I demonstrated I could acquire extensive personal information about a subject. Their family members, finances, political views and had a great footing to start Social Engineering this person. Ending the presentation with tips on how to secure yourself online and a Q+A that delved into the more complex nature of securing friends and family online.

Neural Networks

My Dissertation at University was titled, “Sentiment Analysis on Shakespeare Sonnets written using Andrej Karpathy’s Recurrent Neural Network.”  It focussed on rehashing a Neural Network and feeding it all of Shakespeare’s Sonnets, getting the results from the Neural Network after various iterations. The results from this were then put through spellcheck and then handed to a group of testers and asked to be rated on both content and emotional impact.

The conclusion?

The original hypothesis stated that if a Recurrent Neural Network could replicate something that could be mistaken for an Elizabethan Sonnet, specifically a work by Shakespeare, then the project would be a success; with ‘replication’ defined by promising results after sentiment analysis.

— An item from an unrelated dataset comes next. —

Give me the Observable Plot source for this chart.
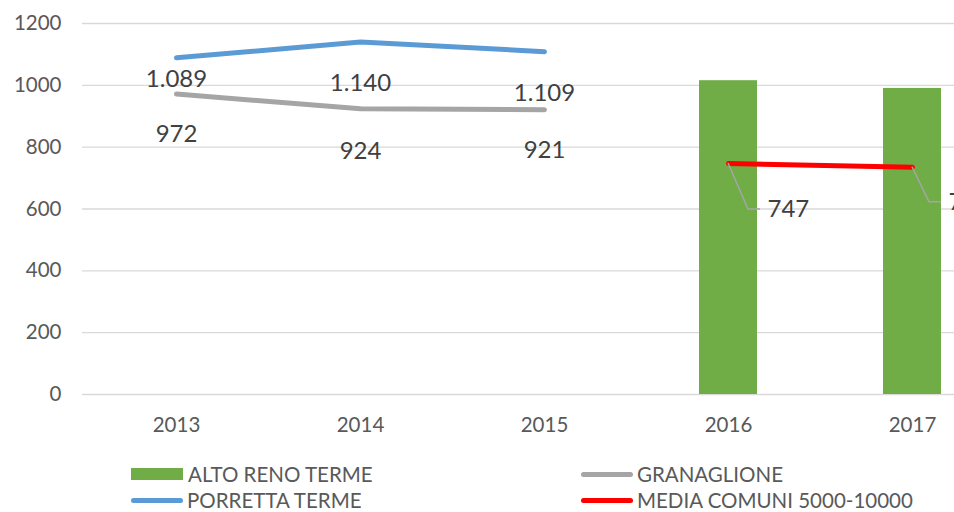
<!DOCTYPE html>
<html><head><meta charset="utf-8">
<script src="https://cdn.jsdelivr.net/npm/d3@7"></script>
<script src="https://cdn.jsdelivr.net/npm/@observablehq/plot@0.6"></script>
<style>
html,body{margin:0;padding:0;background:#fff;overflow:hidden;width:954px;height:512px}
#chart{position:relative;width:954px;height:512px;overflow:hidden;font-family:Lato,sans-serif}
#chart svg{display:block;overflow:hidden}
.leg{position:absolute;display:flex;align-items:center;font-size:20.5px;color:#595959;white-space:nowrap;line-height:1}
.sw-rect{width:52px;height:12px;margin-right:5px}
.sw-line{width:52px;height:5px;border-radius:3px;margin-right:4px}
</style></head>
<body><div id="chart"></div>
<script>
const years = ["2013","2014","2015","2016","2017"];
const altoReno = [null, null, null, 1015, 990];
const granaglione = [972, 924, 921, null, null];
const porretta = [1089, 1140, 1109, null, null];
const media = [null, null, null, 747, 735];
const yTicks = [0, 200, 400, 600, 800, 1000, 1200];
const seriesNames = ["ALTO RENO TERME", "GRANAGLIONE", "PORRETTA TERME", "MEDIA COMUNI 5000-10000"];
const colors = ["#70ad47", "#a5a5a5", "#5b9bd5", "#ff0000"];

// label layout (pixel offsets, styling only)
const porrettaDy = [21, 41, 42];
const granaglioneDy = [40, 42, 41];
const mediaDy = [46, 35];
const mediaDx = [39, 36];

const itFmt = d3.formatLocale({decimal: ",", thousands: ".", grouping: [3], currency: ["", "€"]}).format(",");
const toRows = vals => years.map((year, i) => ({year, value: vals[i]})).filter(d => d.value != null);

const barRows = toRows(altoReno);
const grRows = toRows(granaglione);
const poRows = toRows(porretta);
const meRows = toRows(media);

const labelMarks = (rows, dys, dxs, opts) => rows.map((d, i) =>
  Plot.text([d], {x: "year", y: "value", text: d => itFmt(d.value), dy: dys[i], dx: dxs ? dxs[i] : 0, fontSize: 24, fill: "#404040", ...opts}));

const plot = Plot.plot({
  width: 954,
  height: 450,
  marginTop: 23,
  marginBottom: 56,
  marginLeft: 82,
  marginRight: 0,
  style: {fontFamily: "Lato, sans-serif", background: "#fff", overflow: "hidden"},
  x: {type: "band", domain: years, range: [82, 1005], padding: 0},
  y: {domain: [0, 1200], range: [394, 23]},
  marks: [
    Plot.ruleY(yTicks, {stroke: "#d9d9d9", strokeWidth: 1.3}),
    Plot.axisY({ticks: yTicks, tickSize: 0, tickPadding: 21, fontSize: 20.5, color: "#595959", tickFormat: d => String(d), label: null}),
    Plot.axisX({tickSize: 0, tickPadding: 23, fontSize: 20.5, color: "#595959", label: null}),
    Plot.barY(barRows, {x: "year", y: "value", fill: colors[0], insetLeft: 63, insetRight: 63}),
    Plot.line(grRows, {x: "year", y: "value", stroke: colors[1], strokeWidth: 5, strokeLinecap: "round", strokeLinejoin: "round"}),
    Plot.line(poRows, {x: "year", y: "value", stroke: colors[2], strokeWidth: 5, strokeLinecap: "round", strokeLinejoin: "round"}),
    Plot.line(meRows, {x: "year", y: "value", stroke: colors[3], strokeWidth: 5, strokeLinecap: "round", strokeLinejoin: "round"}),
    ...labelMarks(poRows, porrettaDy, null, {}),
    ...labelMarks(grRows, granaglioneDy, null, {}),
    ...labelMarks(meRows, mediaDy, mediaDx, {textAnchor: "start"})
  ]
});

// leader lines for MEDIA labels, positioned via the plot's scales
const xs = plot.scale("x"), ys = plot.scale("y");
const svg = d3.select(plot);
meRows.forEach((d, i) => {
  const px = xs.apply(d.year) + xs.bandwidth / 2;
  const py = ys.apply(d.value);
  const ly = py + mediaDy[i];
  svg.append("path")
    .attr("d", `M${px},${py}L${px + mediaDx[i] - 19},${ly}L${px + mediaDx[i] - 7},${ly}`)
    .attr("fill", "none").attr("stroke", "#a5a5a5").attr("stroke-width", 1.5);
});

const chart = document.getElementById("chart");
chart.appendChild(plot);

const legendItems = [
  {name: seriesNames[0], color: colors[0], type: "rect", left: 131, top: 474},
  {name: seriesNames[1], color: colors[1], type: "line", left: 581, top: 474},
  {name: seriesNames[2], color: colors[2], type: "line", left: 131, top: 500},
  {name: seriesNames[3], color: colors[3], type: "line", left: 581, top: 500}
];
legendItems.forEach(it => {
  const el = document.createElement("div");
  el.className = "leg";
  el.style.left = it.left + "px";
  el.style.top = (it.top - 10) + "px";
  el.style.height = "20px";
  const sw = document.createElement("span");
  sw.className = it.type === "rect" ? "sw-rect" : "sw-line";
  sw.style.background = it.color;
  el.appendChild(sw);
  const t = document.createElement("span");
  t.textContent = it.name;
  el.appendChild(t);
  chart.appendChild(el);
});
</script>
</body></html>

The original target, as illustrated in Chapter 4, Section 3, was to create a recurrent neural network with around 89.6% accuracy, similar to that of Shakespeare, (Words he used, versus words he created). In the Sonnet seen in Chapter 5, Section 1, Part 6, which was reached in about 30 minutes, 83 out of the 100 words produced were valid or pseudo-valid (following English grammar rules). This figure is only 6.6% behind the yardstick set out at the outset for Shakespeare’s accuracy: perhaps the greatest writer in history, with a lifetime of linguistic experience and human emotion to draw upon. So while the RNN-written sonnet hardly qualifies as great literature, it could be argued that as the Recurrent Neural Network started with no knowledge of the English Language – and had, presumably, never had its heart broken – to create the sonnet that it generated after just 30 minutes is a highly promising result.

iOS Development?

Yes. iOS Development.
I spent a term in my final year at University, between classes, working with the lovely folk at the National Railway Museum (NRM), in making one of their extremely interesting data collections, accessible to a wider audience.

The app titled, “Fallen Railwaymen”, was an iOS application, that was responsive on all iOS devices, that made available a database of 11,000 strong World War soldiers that had also worked for the railway, but fallen in battle, and some location, trivia and rank of the officer.

Splitting the app up to using an Apple Maps API, to pin the locations of the soldiers and their homes, on a map to investigate.
A quiz on other War facts related to both the data and the railway in general.

As well as an efficient search functionality to allow people to search soldiers by location, surname, rank or battalion.